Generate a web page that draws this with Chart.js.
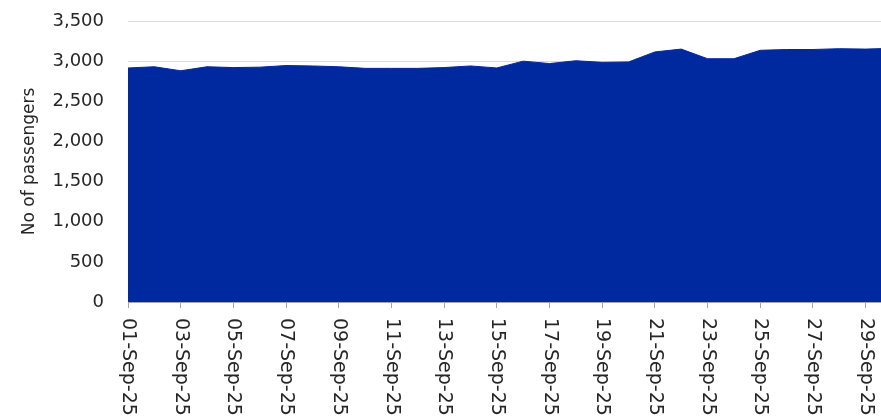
<!DOCTYPE html>
<html>
<head>
<meta charset="utf-8">
<script src="https://cdn.jsdelivr.net/npm/chart.js@4/dist/chart.umd.min.js"></script>
<style>
  html, body { margin: 0; padding: 0; background: #ffffff; overflow: hidden; width: 881px; height: 418px; }
  #wrap { position: absolute; left: 0; top: 0; width: 892px; height: 418px; }
</style>
</head>
<body>
<div id="wrap"><canvas id="c" width="892" height="418"></canvas></div>
<script>
const categories = [
  "01-Sep-25","02-Sep-25","03-Sep-25","04-Sep-25","05-Sep-25","06-Sep-25","07-Sep-25","08-Sep-25","09-Sep-25","10-Sep-25",
  "11-Sep-25","12-Sep-25","13-Sep-25","14-Sep-25","15-Sep-25","16-Sep-25","17-Sep-25","18-Sep-25","19-Sep-25","20-Sep-25",
  "21-Sep-25","22-Sep-25","23-Sep-25","24-Sep-25","25-Sep-25","26-Sep-25","27-Sep-25","28-Sep-25","29-Sep-25","30-Sep-25"
];
const passengers = [
  2915, 2930, 2880, 2930, 2920, 2925, 2945, 2940, 2930, 2910,
  2910, 2910, 2920, 2940, 2915, 3000, 2970, 3005, 2985, 2990,
  3115, 3150, 3030, 3030, 3135, 3145, 3145, 3155, 3150, 3160
];
const yTicks = [0, 500, 1000, 1500, 2000, 2500, 3000, 3500];
const yTitle = "No of passengers";

const FONT = "'DejaVu Sans', sans-serif";
const TEXT = '#262626';

const xLabelPlugin = {
  id: 'xLabels',
  afterDraw(chart) {
    const xs = chart.scales.x;
    const ctx = chart.ctx;
    ctx.save();
    ctx.fillStyle = TEXT;
    ctx.font = "19px " + FONT;
    ctx.textAlign = 'left';
    ctx.textBaseline = 'middle';
    categories.forEach((lab, i) => {
      if (i % 2 !== 0) return;
      const x = xs.getPixelForTick(i);
      ctx.save();
      ctx.translate(x, xs.top + 16);
      ctx.rotate(Math.PI / 2);
      ctx.fillText(lab, 0, 0);
      ctx.restore();
    });
    ctx.restore();
  }
};

new Chart(document.getElementById('c'), {
  type: 'line',
  data: {
    labels: categories,
    datasets: [{
      data: passengers,
      fill: 'origin',
      backgroundColor: '#0029A0',
      borderColor: '#0029A0',
      borderWidth: 1,
      pointRadius: 0,
      tension: 0
    }]
  },
  options: {
    responsive: false,
    animation: false,
    devicePixelRatio: 1,
    layout: { padding: { left: 0, right: 0, top: 21, bottom: 0 } },
    plugins: { legend: { display: false }, tooltip: { enabled: false } },
    scales: {
      x: {
        type: 'category',
        offset: false,
        grid: {
          drawOnChartArea: false,
          drawTicks: true,
          tickLength: 6,
          tickColor: (c) => (c.index % 2 === 0 ? '#a6a6a6' : 'rgba(0,0,0,0)')
        },
        border: { display: true, color: '#a6a6a6', width: 1 },
        ticks: { display: false, autoSkip: false },
        afterFit: (s) => { s.height = 116; }
      },
      y: {
        min: 0,
        max: 3500,
        afterBuildTicks: (s) => { s.ticks = yTicks.map(v => ({ value: v })); },
        ticks: {
          font: { family: FONT, size: 18 },
          color: TEXT,
          padding: 24,
          callback: (v) => Number(v).toLocaleString('en-US')
        },
        grid: { color: '#d9d9d9', drawTicks: false, lineWidth: 1 },
        border: { display: false },
        title: {
          display: true,
          text: yTitle,
          font: { family: FONT, size: 17 },
          color: TEXT,
          padding: { top: 19, bottom: 0 }
        },
        afterFit: (s) => { s.width = 128; s.paddingTop = 0; s.paddingBottom = 0; }
      }
    }
  },
  plugins: [xLabelPlugin]
});
</script>
</body>
</html>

To be done –
Leave out the pictures and transcribe everything else exactly.

Full output –
Generate a web page that draws this with Chart.js.
<!DOCTYPE html>
<html>
<head>
<meta charset="utf-8">
<script src="https://cdn.jsdelivr.net/npm/chart.js@4/dist/chart.umd.min.js"></script>
<style>
  html, body { margin: 0; padding: 0; background: #ffffff; overflow: hidden; width: 881px; height: 418px; }
  #wrap { position: absolute; left: 0; top: 0; width: 892px; height: 418px; }
</style>
</head>
<body>
<div id="wrap"><canvas id="c" width="892" height="418"></canvas></div>
<script>
const categories = [
  "01-Sep-25","02-Sep-25","03-Sep-25","04-Sep-25","05-Sep-25","06-Sep-25","07-Sep-25","08-Sep-25","09-Sep-25","10-Sep-25",
  "11-Sep-25","12-Sep-25","13-Sep-25","14-Sep-25","15-Sep-25","16-Sep-25","17-Sep-25","18-Sep-25","19-Sep-25","20-Sep-25",
  "21-Sep-25","22-Sep-25","23-Sep-25","24-Sep-25","25-Sep-25","26-Sep-25","27-Sep-25","28-Sep-25","29-Sep-25","30-Sep-25"
];
const passengers = [
  2915, 2930, 2880, 2930, 2920, 2925, 2945, 2940, 2930, 2910,
  2910, 2910, 2920, 2940, 2915, 3000, 2970, 3005, 2985, 2990,
  3115, 3150, 3030, 3030, 3135, 3145, 3145, 3155, 3150, 3160
];
const yTicks = [0, 500, 1000, 1500, 2000, 2500, 3000, 3500];
const yTitle = "No of passengers";

const FONT = "'DejaVu Sans', sans-serif";
const TEXT = '#262626';

const xLabelPlugin = {
  id: 'xLabels',
  afterDraw(chart) {
    const xs = chart.scales.x;
    const ctx = chart.ctx;
    ctx.save();
    ctx.fillStyle = TEXT;
    ctx.font = "19px " + FONT;
    ctx.textAlign = 'left';
    ctx.textBaseline = 'middle';
    categories.forEach((lab, i) => {
      if (i % 2 !== 0) return;
      const x = xs.getPixelForTick(i);
      ctx.save();
      ctx.translate(x, xs.top + 16);
      ctx.rotate(Math.PI / 2);
      ctx.fillText(lab, 0, 0);
      ctx.restore();
    });
    ctx.restore();
  }
};

new Chart(document.getElementById('c'), {
  type: 'line',
  data: {
    labels: categories,
    datasets: [{
      data: passengers,
      fill: 'origin',
      backgroundColor: '#0029A0',
      borderColor: '#0029A0',
      borderWidth: 1,
      pointRadius: 0,
      tension: 0
    }]
  },
  options: {
    responsive: false,
    animation: false,
    devicePixelRatio: 1,
    layout: { padding: { left: 0, right: 0, top: 21, bottom: 0 } },
    plugins: { legend: { display: false }, tooltip: { enabled: false } },
    scales: {
      x: {
        type: 'category',
        offset: false,
        grid: {
          drawOnChartArea: false,
          drawTicks: true,
          tickLength: 6,
          tickColor: (c) => (c.index % 2 === 0 ? '#a6a6a6' : 'rgba(0,0,0,0)')
        },
        border: { display: true, color: '#a6a6a6', width: 1 },
        ticks: { display: false, autoSkip: false },
        afterFit: (s) => { s.height = 116; }
      },
      y: {
        min: 0,
        max: 3500,
        afterBuildTicks: (s) => { s.ticks = yTicks.map(v => ({ value: v })); },
        ticks: {
          font: { family: FONT, size: 18 },
          color: TEXT,
          padding: 24,
          callback: (v) => Number(v).toLocaleString('en-US')
        },
        grid: { color: '#d9d9d9', drawTicks: false, lineWidth: 1 },
        border: { display: false },
        title: {
          display: true,
          text: yTitle,
          font: { family: FONT, size: 17 },
          color: TEXT,
          padding: { top: 19, bottom: 0 }
        },
        afterFit: (s) => { s.width = 128; s.paddingTop = 0; s.paddingBottom = 0; }
      }
    }
  },
  plugins: [xLabelPlugin]
});
</script>
</body>
</html>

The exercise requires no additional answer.